The resulting model architecture is shown in the figure below, which is named as Knowledge Powered Convolutional Neural Network (KPCNN). The model consists of two sub-networks: 1) word-level CNN and 2) character-level CNN, which are trained jointly in the context of end-to-end classification tasks. The word-level CNN is equipped with word embedding layer pretrained from the enriched texts: words and their concepts – the embedding layer is kept being static during the joint training. Meanwhile, the character-level CNN does not have pre-trained embedding layer and, therefore, during the joint training its parameters are updated.

KPCNN architecture

The method was evaluated on several benchmarks for short text classification tasks such as TREC, Twitter, AG news, Bing, and Movie Review. The results show its superiority over some other state-of-the-art methods.

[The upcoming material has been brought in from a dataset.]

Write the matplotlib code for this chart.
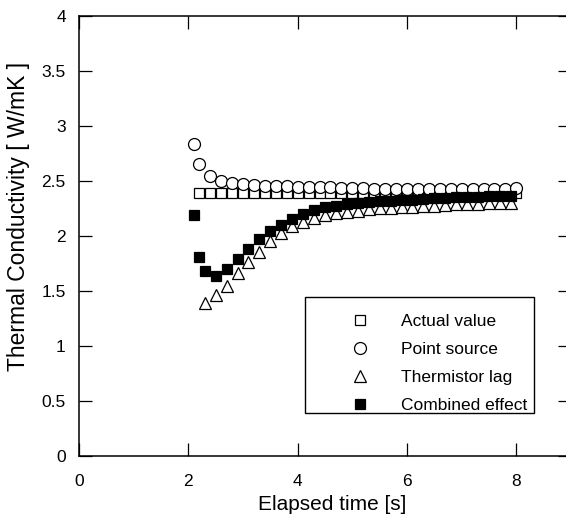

3. How can AI revive retail

Source: https://www.juniperresearch.com/document-library/white-papers/how-ai-can-revive-retail

Authors: Juniper Research

Topics: artificial intelligence, retail

This whitepaper presents a study from Juniper Research about the impact of AI services in retail. Under a premise that retailers must adopt AI solutions to save them from the advanced competition, the global spending in adopting AI technologies by retailers is estimated to increase by 230% between 2019 and 2023 – from \(\$3.6\) billion in 2019 to \(\$12\) billion by 2023. Juniper expects over 325,000 retailers to adopt AI technology over the period.

AI adoption spending in retail

Some AI areas of interest that have the potential to revive retail are as follows:

The use of AI for demand forecasting will prove to be a key retailer’s demand. This will be an opportunity for AI vendors in providing that need, with revenues reaching \(\$3\) billion by 2023, up from \(\$760\) million in 2019. Demand forecasting will be essential to enable an effective omnichannel experience and drive higher margins.